= Camp White Pine =

Summer camp in Haliburton, Ontario, Canada

Camp White Pine is a traditional Summer camp for boys and girls aged 7 to 16, located in Haliburton, Ontario. The camp was built in 1956 on the site of the old Highland Lodge. Founded by Joseph Kronick, In 1986, Joe's son Adam assumed leadership of the camp, later to be joined by his wife Dana.

Activities include swimming, water-skiing, sailing, windsurfing, fitness, pottery, glass, copper, arts and crafts, canoeing, tennis, ropes, land sports (including in-line hockey and basketball), drama, mountain biking, woodworking, mini-golf, school of rock, media arts and outdoor recreation. The camp also offers a wide variety of overnight and day trips, including canoe trips, sail trips, biking trips, tennis tour, and intercamp sports.

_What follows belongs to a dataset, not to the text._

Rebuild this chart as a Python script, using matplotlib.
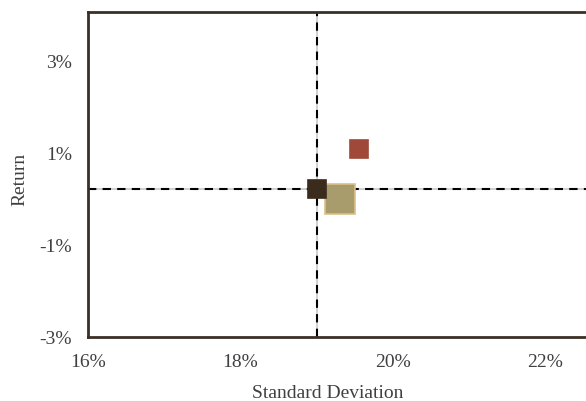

There are many special activities planned throughout the summer, whether it be camp-wide dances, the All-Day program or the Midnight Special.

Campers are divided into age groups, or "Sections" each with its own unique animal name. These are Kiwis, Koalas, Blue Dolphins, Red Dolphins, Gnus and the Training Village (TVs). These names were parodied by Bill Murray in the 1979 film Meatballs, which was filmed at the camp.

==Location==

Camp White Pine is found in Haliburton, Ontario. The camp is on Hurricane Lake (goes by Lake Placid).

==Notable former campers==
- Writer Margaret Atwood
- Filmmaker Beryl Fox
- Artist Charles Pachter
- Writer Rick Salutin
- Television writer David Shore
==Popular culture==
Camp White Pine was featured in the 1979 film Meatballs as the fictional Camp North Star.